E per gli Scelti da voi torna il tagliente © Aldo Costa, il recensore atipico, che i libri ce li racconta senza svelare alcunché.
I racconti li amo rotondi, chiusi e saldati come gli anelli della catena di un’ancora. Voglio dire che ci dev’essere un’idea forte, un concetto molto ben chiaro che si palesi all’inizio, si sviluppi strada facendo, e alla fine, ormai in vista del porto, pugnali. Possibilmente alle spalle.
Da questo punto di vista, Carver – che incontro per la prima volta – non mi accontenta. I suoi anelli sono aperti come maglie di una catena strappata. I finali non sorprendono e se lo fanno è proprio per la mancanza di qualsiasi sorpresa. Dico di più: se le ultime dieci righe di ogni racconto non ci fossero, credo che non cambierebbe nulla.
Ma tutto questo non ha molta importanza, perché, finali o non finali, i racconti di Principianti mi hanno speronato all’improvviso e con violenza inaudita, come fece lo Stockholm con l’Andrea Doria, e per tutta la lettura, sono rimasto basito e sbandato di tre quarti, nel letto, (per fortuna senza fare acqua) pronto ad andare a fondo con il libro in mano.

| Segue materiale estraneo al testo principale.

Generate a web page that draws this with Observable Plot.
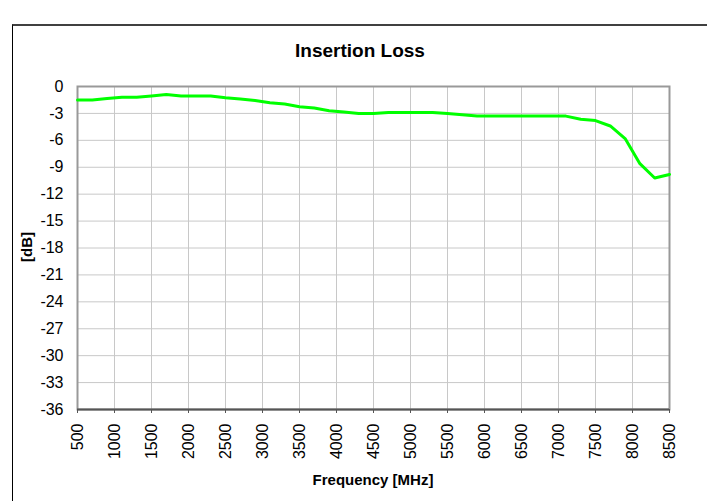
<!DOCTYPE html>
<html><head><meta charset="utf-8">
<script src="https://cdn.jsdelivr.net/npm/d3@7"></script>
<script src="https://cdn.jsdelivr.net/npm/@observablehq/plot@0.6"></script>
<style>
body{margin:0;background:#fff;font-family:"Liberation Sans",Arial,sans-serif;}
#wrap{position:relative;width:707px;height:501px;overflow:hidden;background:#fff;}
#frame{position:absolute;left:12px;top:24px;width:800px;height:600px;border-top:2px solid #404040;border-left:1px solid #000;box-sizing:border-box;pointer-events:none;}
#chart{position:absolute;left:0;top:0;}
#title{position:absolute;left:0;width:720px;top:40px;text-align:center;font-weight:bold;font-size:19px;line-height:22px;color:#000;}
#ylab{position:absolute;left:26px;top:247px;transform:translate(-50%,-50%) rotate(-90deg);font-weight:bold;font-size:15px;white-space:nowrap;color:#000;}
#xlab{position:absolute;left:373px;top:479px;transform:translate(-50%,-50%);font-weight:bold;font-size:15px;white-space:nowrap;color:#000;}
</style>
</head><body>
<div id="wrap">
  <div id="chart"></div>
  <div id="frame"></div>
  <div id="title">Insertion Loss</div>
  <div id="ylab">[dB]</div>
  <div id="xlab">Frequency [MHz]</div>
</div>
<script>
const titleText = "Insertion Loss";
const xLabel = "Frequency [MHz]";
const yLabel = "[dB]";
const freqMHz = [500,700,900,1100,1300,1500,1700,1900,2100,2300,2500,2700,2900,3100,3300,3500,3700,3900,4100,4300,4500,4700,4900,5100,5300,5500,5700,5900,6100,6300,6500,6700,6900,7100,7300,7500,7700,7900,8100,8300,8500];
const lossDb = [-1.5,-1.5,-1.35,-1.2,-1.2,-1.05,-0.9,-1.05,-1.05,-1.05,-1.25,-1.4,-1.55,-1.8,-1.95,-2.25,-2.4,-2.7,-2.85,-3.0,-3.0,-2.9,-2.9,-2.9,-2.9,-3.0,-3.15,-3.3,-3.3,-3.3,-3.3,-3.3,-3.3,-3.3,-3.65,-3.8,-4.4,-5.8,-8.6,-10.2,-9.8];
const xTicks = d3.range(500, 8501, 500);
const yTicks = d3.range(-36, 0.1, 3);

const data = freqMHz.map((f, i) => ({f, v: lossDb[i]}));

const chart = Plot.plot({
  width: 707,
  height: 501,
  marginLeft: 77,
  marginRight: 38,
  marginTop: 86,
  marginBottom: 92,
  style: {fontFamily: "'Liberation Sans', Arial, sans-serif", fontSize: "16px", color: "#000", background: "transparent"},
  x: {domain: [500, 8500], label: null},
  y: {domain: [-36, 0], label: null},
  marks: [
    Plot.gridX(xTicks, {stroke: "#c8c8c8", strokeOpacity: 1}),
    Plot.gridY(yTicks, {stroke: "#c8c8c8", strokeOpacity: 1}),
    Plot.frame({stroke: "#999", strokeWidth: 2}),
    Plot.ruleY([-36], {stroke: "#555", strokeWidth: 2}),
    Plot.line(data, {x: "f", y: "v", stroke: "#00ff00", strokeWidth: 3, curve: "linear"}),
    Plot.axisX(xTicks, {tickRotate: -90, tickSize: 4, tickPadding: 10, stroke: "#555", tickFormat: d => String(d), label: null}),
    Plot.axisY(yTicks, {tickSize: 0, tickPadding: 14, tickFormat: d => String(d), label: null})
  ]
});
document.getElementById("chart").appendChild(chart);
</script>
</body></html>
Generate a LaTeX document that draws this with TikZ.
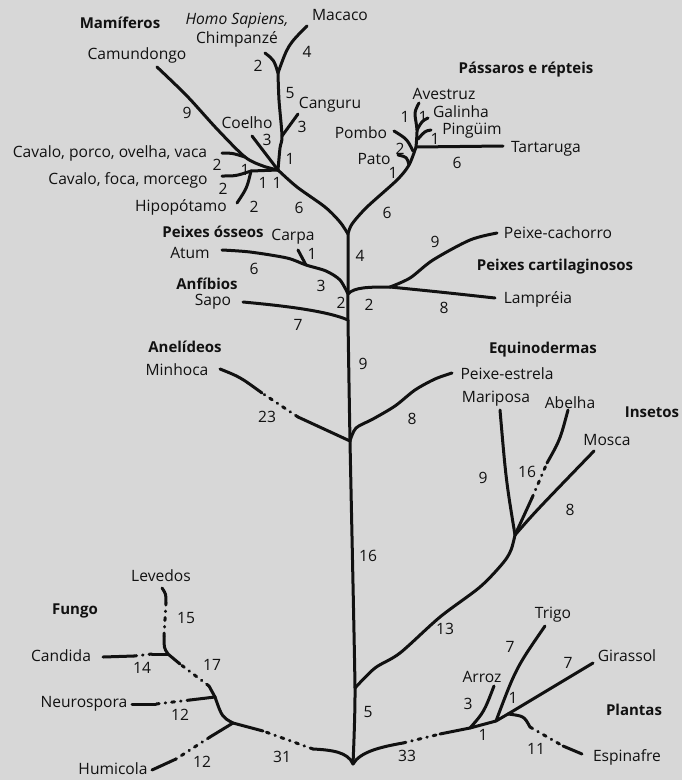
\documentclass[tikz,border=0pt]{standalone}
\usepackage{fontspec}
\setmainfont{Open Sans}
\definecolor{bgc}{RGB}{215,215,215}
\definecolor{ink}{RGB}{17,17,17}
\begin{document}
\begin{tikzpicture}[x=1pt,y=-1pt,
  br/.style={draw=ink,line width=3pt,line cap=round,line join=round},
  dsh/.style={br,dash pattern=on 3pt off 6pt on 0.5pt off 6pt},
  lbl/.style={font=\fontsize{15.6}{17}\selectfont,inner sep=0pt,text=ink},
  grp/.style={font=\fontsize{15}{17}\selectfont\bfseries,inner sep=0pt,text=ink},
  num/.style={lbl}]
\fill[bgc] (0,0) rectangle (682,780);
\useasboundingbox (0,0) rectangle (682,780);

% ---------- trunk ----------
\coordinate (root) at (353,764);
\coordinate (insJ) at (355,688);
\coordinate (anJ) at (350,441);
\coordinate (sapoJ) at (348,320);
\coordinate (fishJ) at (348,294);
\coordinate (topJ) at (348,234);
\draw[br] plot[smooth,tension=0.3] coordinates {(root) (insJ) (anJ) (sapoJ) (fishJ) (topJ)};

% ---------- fungi ----------
\coordinate (fA) at (313,749);
\coordinate (fB) at (263,731);
\coordinate (fN) at (233,723);
\coordinate (fH1) at (210,737);
\coordinate (fH2) at (176,759);
\coordinate (hum) at (152,770);
\coordinate (fN2) at (215,697);
\coordinate (neu1) at (190,700);
\coordinate (neu2) at (156,704);
\coordinate (neu) at (132,704);
\coordinate (fc1) at (209,686);
\coordinate (fc2) at (180,664);
\coordinate (fN3) at (168,654);
\coordinate (can1) at (152,654);
\coordinate (can2) at (134,656);
\coordinate (can) at (103,657);
\coordinate (lev1) at (164,636);
\coordinate (lev2) at (166,603);
\coordinate (lev) at (162,588);
\draw[br] (root) .. controls (348,752) and (332,750) .. (fA);
\draw[dsh] (fA) -- (fB);
\draw[br] (fB) -- (fN);
\draw[br] (fN) -- (fH1);
\draw[dsh] (fH1) -- (fH2);
\draw[br] (fH2) -- (hum);
\draw[br] (fN) .. controls (222,717) .. (fN2);
\draw[br] (fN2) -- (neu1);
\draw[dsh] (neu1) -- (neu2);
\draw[br] (neu2) -- (neu);
\draw[br] (fN2) -- (fc1);
\draw[dsh] (fc1) -- (fc2);
\draw[br] (fc2) -- (fN3);
\draw[br] (fN3) -- (can1);
\draw[dsh] (can1) -- (can2);
\draw[br] (can2) -- (can);
\draw[br] (fN3) .. controls (164,648) .. (lev1);
\draw[dsh] (lev1) -- (lev2);
\draw[br] (lev2) .. controls (166,594) .. (lev);

% ---------- plants ----------
\coordinate (pA) at (403,743);
\coordinate (pB) at (440,734);
\coordinate (pN) at (470,728);
\coordinate (arroz) at (494,686);
\coordinate (pN2) at (496,721);
\coordinate (trigo) at (545,626);
\coordinate (pN3) at (508,714);
\coordinate (girassol) at (593,663);
\coordinate (esp1) at (530,727);
\coordinate (esp2) at (563,746);
\coordinate (esp) at (582,754);
\draw[br] (root) .. controls (360,752) and (380,747) .. (pA);
\draw[dsh] (pA) -- (pB);
\draw[br] (pB) -- (pN);
\draw[br] (pN) .. controls (484,712) .. (arroz);
\draw[br] (pN) -- (pN2) -- (pN3);
\draw[br] (pN2) .. controls (516,668) .. (trigo);
\draw[br] (pN3) -- (girassol);
\draw[br] (pN3) .. controls (524,716) .. (esp1);
\draw[dsh] (esp1) -- (esp2);
\draw[br] (esp2) -- (esp);

% ---------- insects ----------
\coordinate (insN) at (515,535);
\coordinate (mariposa) at (500,410);
\coordinate (ab1) at (532,498);
\coordinate (ab2) at (547,463);
\coordinate (abelha) at (568,410);
\coordinate (mosca) at (594,451);
\draw[br] plot[smooth,tension=0.5] coordinates {(insJ) (375,668) (400,653) (440,617) (480,587) (503,563) (511,550) (insN)};
\draw[br] (insN) .. controls (506,480) .. (mariposa);
\draw[br] (insN) -- (ab1);
\draw[dsh] (ab1) -- (ab2);
\draw[br] (ab2) .. controls (560,440) .. (abelha);
\draw[br] (insN) .. controls (535,512) .. (mosca);

% ---------- annelids / echinoderms ----------
\coordinate (an1) at (298,417);
\coordinate (an2) at (262,393);
\coordinate (minhoca) at (220,369);
\coordinate (estrela) at (452,373);
\draw[br] (anJ) -- (an1);
\draw[dsh] (an1) -- (an2);
\draw[br] (an2) .. controls (240,377) .. (minhoca);
\draw[br] plot[smooth,tension=0.5] coordinates {(anJ) (356,428) (373,419) (395,406) (415,390) (435,379) (estrela)};

% ---------- amphibians / bony fish ----------
\coordinate (sapo) at (243,302);
\coordinate (carpaJ) at (306,265);
\coordinate (carpa) at (298,250);
\coordinate (atum) at (222,250);
\draw[br] (sapoJ) .. controls (325,310) and (275,305) .. (sapo);
\draw[br] plot[smooth,tension=0.5] coordinates {(fishJ) (340,280) (326,271) (carpaJ) (287,258) (250,252) (atum)};
\draw[br] (carpaJ) .. controls (302,258) .. (carpa);

% ---------- cartilaginous fish ----------
\coordinate (cartN) at (390,287);
\coordinate (cachorro) at (497,233);
\coordinate (lampreia) at (495,298);
\draw[br] (fishJ) .. controls (354,287) and (370,287) .. (cartN);
\draw[br] plot[smooth,tension=0.5] coordinates {(cartN) (410,278) (433,260) (470,240) (cachorro)};
\draw[br] (cartN) .. controls (440,292) .. (lampreia);

% ---------- mammals ----------
\coordinate (mamN) at (278,170);
\coordinate (subN) at (251,171);
\coordinate (cavfoca) at (222,176);
\coordinate (hipo) at (237,203);
\coordinate (cpJ) at (245,157);
\coordinate (cavporco) at (222,153);
\coordinate (camundongo) at (157,67);
\coordinate (coelho) at (252,136);
\coordinate (m1) at (282,136);
\coordinate (apeJ) at (278,73);
\coordinate (canguru) at (298,114);
\coordinate (macaco) at (307,26);
\coordinate (chimp) at (265,53);
\draw[br] plot[smooth,tension=0.5] coordinates {(topJ) (340,222) (325,207) (297,187) (mamN)};
\draw[br] (mamN) -- (subN);
\draw[br] (subN) .. controls (236,176) .. (cavfoca);
\draw[br] (subN) .. controls (247,188) .. (hipo);
\draw[br] plot[smooth,tension=0.5] coordinates {(mamN) (263,166) (cpJ) (217,129) (187,96) (camundongo)};
\draw[br] (cpJ) .. controls (232,153) .. (cavporco);
\draw[br] (mamN) -- (coelho);
\draw[br] plot[smooth,tension=0.5] coordinates {(mamN) (280,148) (m1) (279,100) (apeJ)};
\draw[br] (m1) -- (canguru);
\draw[br] (apeJ) .. controls (288,45) .. (macaco);
\draw[br] (apeJ) .. controls (274,60) .. (chimp);

% ---------- birds & reptiles ----------
\coordinate (birdN) at (416,147);
\coordinate (birdP) at (409,165);
\coordinate (pato) at (398,155);
\coordinate (pomJ) at (413,151);
\coordinate (pombo) at (394,131);
\coordinate (tart) at (503,146);
\coordinate (galJ) at (417,130);
\coordinate (galinha) at (428,118);
\coordinate (pinJ) at (418,139);
\coordinate (pinguim) at (431,130);
\coordinate (avestruz) at (419,103);
\draw[br] plot[smooth,tension=0.5] coordinates {(topJ) (352,224) (367,207) (397,180) (birdP) (birdN)};
\draw[br] (birdP) .. controls (407,157) .. (pato);
\draw[br] (pomJ) .. controls (407,139) .. (pombo);
\draw[br] (birdN) -- (tart);
\draw[br] plot[smooth,tension=0.5] coordinates {(birdN) (417,130) (415,113) (avestruz)};
\draw[br] (galJ) .. controls (422,121) .. (galinha);
\draw[br] (pinJ) .. controls (425,131) .. (pinguim);

% ---------- group titles ----------
\node[grp] (gMam) at (120,23) {Mamíferos};
\node[grp] (gAves) at (526,70) {Pássaros e répteis};
\node[grp] (gOsseo) at (213,232) {Peixes ósseos};
\node[grp] (gAnf) at (207,284) {Anfíbios};
\node[grp] (gCart) at (555,267) {Peixes cartilaginosos};
\node[grp] (gAnel) at (185,347) {Anelídeos};
\node[grp] (gEqui) at (543,350) {Equinodermas};
\node[grp] (gIns) at (652,412) {Insetos};
\node[grp] (gFun) at (75,611) {Fungo};
\node[grp] (gPla) at (634,710) {Plantas};

% ---------- leaf labels ----------
\node[lbl] (tHomo) at (237,21) {\itshape Homo Sapiens,};
\node[lbl] (tChimp) at (237,39) {Chimpanzé};
\node[lbl] (tMac) at (340,15) {Macaco};
\node[lbl] (tCam) at (137,55) {Camundongo};
\node[lbl] (tCang) at (330,105) {Canguru};
\node[lbl] (tCoe) at (247,123) {Coelho};
\node[lbl] (tCpo) at (110,153) {Cavalo, porco, ovelha, vaca};
\node[lbl] (tCfm) at (128,180) {Cavalo, foca, morcego};
\node[lbl] (tHip) at (181,207) {Hipopótamo};
\node[lbl] (tAve) at (444,94) {Avestruz};
\node[lbl] (tGal) at (461,112) {Galinha};
\node[lbl] (tPin) at (472,131) {Pingüim};
\node[lbl] (tPom) at (361,133) {Pombo};
\node[lbl] (tPat) at (374,159) {Pato};
\node[lbl] (tTar) at (546,149) {Tartaruga};
\node[lbl] (tCarp) at (293,237) {Carpa};
\node[lbl] (tAtum) at (190,253) {Atum};
\node[lbl] (tSapo) at (213,302) {Sapo};
\node[lbl] (tMin) at (177,370) {Minhoca};
\node[lbl] (tCach) at (558,233) {Peixe-cachorro};
\node[lbl] (tLamp) at (538,299) {Lampréia};
\node[lbl] (tEst) at (507,374) {Peixe-estrela};
\node[lbl] (tMar) at (496,399) {Mariposa};
\node[lbl] (tAbe) at (570,403) {Abelha};
\node[lbl] (tMos) at (607,440) {Mosca};
\node[lbl] (tTri) at (553,615) {Trigo};
\node[lbl] (tGir) at (627,656) {Girassol};
\node[lbl] (tArr) at (482,677) {Arroz};
\node[lbl] (tEsp) at (627,757) {Espinafre};
\node[lbl] (tLev) at (161,576) {Levedos};
\node[lbl] (tCand) at (61,656) {Candida};
\node[lbl] (tNeu) at (84,704) {Neurospora};
\node[lbl] (tHum) at (113,769) {Humicola};

% ---------- branch lengths ----------
\node[num] (n1) at (307,52) {4};
\node[num] (n2) at (258,66) {2};
\node[num] (n3) at (290,93) {5};
\node[num] (n4) at (302,127) {3};
\node[num] (n5) at (267,140) {3};
\node[num] (n6) at (187,113) {9};
\node[num] (n7) at (290,159) {1};
\node[num] (n8) at (217,165) {2};
\node[num] (n9) at (245,170) {1};
\node[num] (n10) at (223,189) {2};
\node[num] (n11) at (263,183) {1};
\node[num] (n12) at (277,183) {1};
\node[num] (n13) at (254,207) {2};
\node[num] (n14) at (299,208) {6};
\node[num] (n15) at (405,117) {1};
\node[num] (n16) at (423,117) {1};
\node[num] (n17) at (435,139) {1};
\node[num] (n18) at (400,149) {2};
\node[num] (n19) at (393,173) {1};
\node[num] (n20) at (457,163) {6};
\node[num] (n21) at (387,213) {6};
\node[num] (n22) at (312,254) {1};
\node[num] (n23) at (254,269) {6};
\node[num] (n24) at (321,286) {3};
\node[num] (n25) at (341,303) {2};
\node[num] (n26) at (369,305) {2};
\node[num] (n27) at (298,325) {7};
\node[num] (n28) at (360,256) {4};
\node[num] (n29) at (435,242) {9};
\node[num] (n30) at (444,308) {8};
\node[num] (n31) at (363,364) {9};
\node[num] (n32) at (267,417) {23};
\node[num] (n33) at (412,419) {8};
\node[num] (n34) at (483,478) {9};
\node[num] (n35) at (527,472) {16};
\node[num] (n36) at (570,510) {8};
\node[num] (n37) at (368,556) {16};
\node[num] (n38) at (445,629) {13};
\node[num] (n39) at (368,712) {5};
\node[num] (n40) at (510,647) {7};
\node[num] (n41) at (568,663) {7};
\node[num] (n42) at (468,704) {3};
\node[num] (n43) at (513,698) {1};
\node[num] (n44) at (483,735) {1};
\node[num] (n45) at (407,756) {33};
\node[num] (n46) at (536,749) {11};
\node[num] (n47) at (186,618) {15};
\node[num] (n48) at (142,668) {14};
\node[num] (n49) at (212,665) {17};
\node[num] (n50) at (180,715) {12};
\node[num] (n51) at (202,762) {12};
\node[num] (n52) at (282,757) {31};
\end{tikzpicture}
\end{document}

Ora, come è possibile che racconti lontani dalla formula che amo (quella di Buzzati per capirci) mi abbiano colpito così forte? Credo che sia la potenza della scrittura. Le parole, qui, sono immediatamente commutate dal cervello in immagini e ogni scena che si compone è una mazzata senza pietà. I quadri che si formano nella mente non sono jpg; sono radiografie, ecografie, Tac e risonanze. Non vedi i volti dei protagonisti, sondi direttamente i loro sentimenti, quando ci sono, e nello stato in cui si trovano, quasi sempre distrutti.
Credo che in casi come questi, di potenza di scrittura fuori scala, si debba riconoscere al traduttore quel che è suo. Per Principianti la versione italiana è di Riccardo Duranti e credo che gli vada dato il merito di aver saputo mantenere, o addirittura esasperare, la ruvidezza e di non aver fatto (giustamente) nulla per rendere dolce il naufragare.
Principianti, Raymond Carver, traduzione di Riccardo Duranti, Einaudi, p. 289 (19 euro) ebook (6,99)
7 comments
Questa cosa dei traduttori è interessante, però io penso che uno valga l’altro. L’importante è lo scrittore.
cazzo dici? è vero l’opposto. Prova a pensare ai doppiatori dei film Da quando è morto Ferruccio Amendola, De Niro non ha più avuto la sua voce di velluto. E’ come se a Robin William avessero messo la voce di Carlo Conti, sai che schifo?
Cos’è ti fai le domande e ti dai le risposte? Sdoppiamento di personalità mattutino? 😉
la discussione aveva preso una piega che non mi piaceva… 🙂
E dire che mi pareva tutto tranquillo 😉 Va be’ fai come Marzullo insomma. Però Carlo Conti di prima mattina è una cattiveria, vera.
“Ora, come è possibile che racconti lontani dalla formula che amo (quella di Buzzati per capirci) mi abbiano colpito così forte?”
Perché i luoghi della cultura americana, intendo quelli fisici e quelli metaforici, sono impressi nelle nostre teste. Ce li hanno ficcati a forza fin dall’infanzia che adesso risultano più nostri di quelli italiani.
È tutto qui. Carver resta un autore sopravvalutato e ridondante, coi suoi fumi e il suo alcool.
Credo che ci sia del vero in quel che dici. Se è così, però, è stato il cinema a farlo. Più il cinema dei libri.